- [THE INPUT]:

---+---

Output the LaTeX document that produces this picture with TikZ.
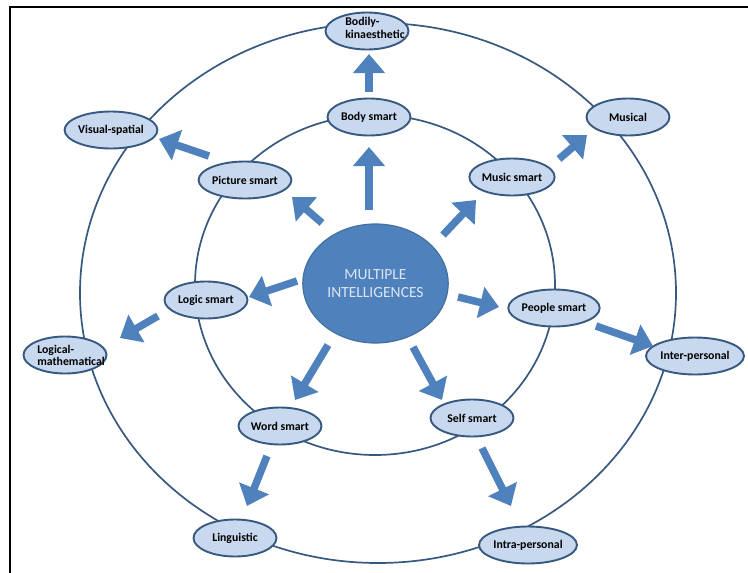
\documentclass[tikz,border=0pt]{standalone}
\usepackage{fontspec}
\setmainfont{Carlito}
\usetikzlibrary{arrows.meta,shapes.geometric}
\definecolor{arrowblue}{HTML}{4F81BD}
\definecolor{centerdraw}{HTML}{41719C}
\definecolor{centertext}{HTML}{DCE6F2}
\definecolor{nodefill}{HTML}{C8D8EE}
\definecolor{nodedraw}{HTML}{37597F}
\definecolor{ringcol}{HTML}{37597F}
\begin{document}
\begin{tikzpicture}[x=1pt,y=-1pt,
  ring/.style={draw=ringcol, line width=1.7pt},
  smallnode/.style={ellipse, draw=nodedraw, fill=nodefill, line width=1.9pt,
    minimum width=83pt, minimum height=37pt, inner sep=0pt,
    font=\bfseries\fontsize{11.8}{12.5}\selectfont},
  twoline/.style={inner sep=0pt, align=left, font=\bfseries\fontsize{11.8}{12.5}\selectfont},
  blockarrow/.style={draw=arrowblue, line width=7.5pt, -{Triangle[width=31pt,length=19pt]}},
  ]
\useasboundingbox (0,0) rectangle (748,573);
% frame
\draw[line width=2pt] (9.5,573) -- (9.5,6.5) -- (748,6.5);
% rings
\draw[ring] (378,293) ellipse [x radius=298pt, y radius=270pt];
\draw[ring] (375,285) ellipse [x radius=180pt, y radius=170pt];
% centre
\node[ellipse, fill=arrowblue, draw=centerdraw, line width=1.2pt,
  minimum width=133pt, minimum height=119pt, text=centertext,
  font=\fontsize{15.5}{18}\selectfont, align=center] (mi) at (375.5,283.5) {MULTIPLE\\INTELLIGENCES};
% inner nodes
\node[smallnode] (body) at (369,117) {Body smart};
\node[smallnode] (picture) at (245,180) {Picture smart};
\node[smallnode] (music) at (512,177) {Music smart};
\node[smallnode] (logic) at (206,300) {Logic smart};
\node[smallnode] (people) at (554,308) {People smart};
\node[smallnode] (word) at (280,426) {Word smart};
\node[smallnode] (self) at (472,418) {Self smart};
% outer nodes
\node[smallnode] (bodily) at (367,31) {};
\node[twoline] (bodilytxt) at (375,28) {Bodily-\\kinaesthetic};
\node[smallnode] (visual) at (111,130) {Visual-spatial};
\node[smallnode] (musical) at (628,117) {Musical};
\node[smallnode] (logmath) at (65,355) {};
\node[twoline] (logmathtxt) at (71,355.5) {Logical-\\mathematical};
\node[smallnode] (inter) at (695,356) {Inter-personal};
\node[smallnode] (ling) at (235,538) {Linguistic};
\node[smallnode] (intra) at (528,545) {Intra-personal};
% arrow end points
\coordinate (t1) at (369,210);  \coordinate (h1) at (369,147);
\coordinate (t2) at (369,92);   \coordinate (h2) at (369,54);
\coordinate (t3) at (322,223);  \coordinate (h3) at (292,197);
\coordinate (t4) at (209,156);  \coordinate (h4) at (159,139);
\coordinate (t5) at (443,235);  \coordinate (h5) at (476,200);
\coordinate (t6) at (559,159);  \coordinate (h6) at (587,135);
\coordinate (t7) at (297,281);  \coordinate (h7) at (249,297);
\coordinate (t8) at (158,316);  \coordinate (h8) at (120,338);
\coordinate (t9) at (458,297);  \coordinate (h9) at (499,307);
\coordinate (t10) at (596,326); \coordinate (h10) at (653,346);
\coordinate (t11) at (328,345); \coordinate (h11) at (295,400);
\coordinate (t12) at (267,456); \coordinate (h12) at (247,506);
\coordinate (t13) at (413,347); \coordinate (h13) at (442,400);
\coordinate (t14) at (482,448); \coordinate (h14) at (511,506);
\foreach \i in {1,...,14} {\draw[blockarrow] (t\i) -- (h\i);}
\end{tikzpicture}
\end{document}
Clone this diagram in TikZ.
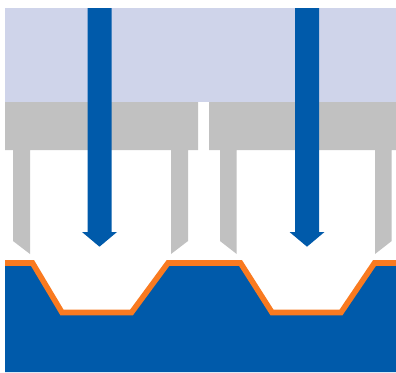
\documentclass[tikz,border=0pt]{standalone}
\definecolor{bandc}{HTML}{CFD4EA}
\definecolor{grayc}{HTML}{C1C1C1}
\definecolor{bluec}{HTML}{005AAA}
\definecolor{orangec}{HTML}{F97A20}
\tikzset{
  px/.style={x=1pt,y=-1pt},
  band/.style={fill=bandc},
  mask/.style={fill=grayc},
  base/.style={fill=bluec},
  ray/.style={fill=bluec},
  film/.style={draw=orangec,line width=5.6pt,line join=miter}
}
\begin{document}
\begin{tikzpicture}[px]
\useasboundingbox (0,0) rectangle (396,372);
\fill[white] (0,0) rectangle (396,372);
\fill[band] (5,8) rectangle (396,102);
% mask left
\fill[mask] (5,102) -- (198,102) -- (198,150) -- (188,150) -- (188,241) -- (171,254) -- (171,150) -- (30,150) -- (30,254) -- (13,241) -- (13,150) -- (5,150) -- cycle;
% mask right
\fill[mask] (209,102) -- (396,102) -- (396,150) -- (391.7,150) -- (391.7,241) -- (375,254) -- (375,150) -- (236.7,150) -- (236.7,254) -- (220,241) -- (220,150) -- (209,150) -- cycle;
% substrate
\fill[base] (5,263) -- (32.5,263) -- (62,312.5) -- (131.5,312.5) -- (168,263) -- (240.5,263) -- (272,312.5) -- (341,312.5) -- (374.5,263) -- (396,263) -- (396,372) -- (5,372) -- cycle;
\begin{scope}
\clip (5,255) rectangle (396,372);
\draw[film] (0,263) -- (32.5,263) -- (62,312.5) -- (131.5,312.5) -- (168,263) -- (240.5,263) -- (272,312.5) -- (341,312.5) -- (374.5,263) -- (400,263);
\end{scope}
% arrows
\fill[ray] (87.5,8) -- (111.5,8) -- (111.5,232) -- (117,232) -- (99.5,246.7) -- (82,232) -- (87.5,232) -- cycle;
\fill[ray] (295,8) -- (319,8) -- (319,232) -- (324.5,232) -- (307,246.7) -- (289.5,232) -- (295,232) -- cycle;
\end{tikzpicture}
\end{document}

---+---

- [JOB]: Show every line that contains the word "this".

- [OUTPUT OF THE TASK]:
Output the LaTeX document that produces this picture with TikZ.
Clone this diagram in TikZ.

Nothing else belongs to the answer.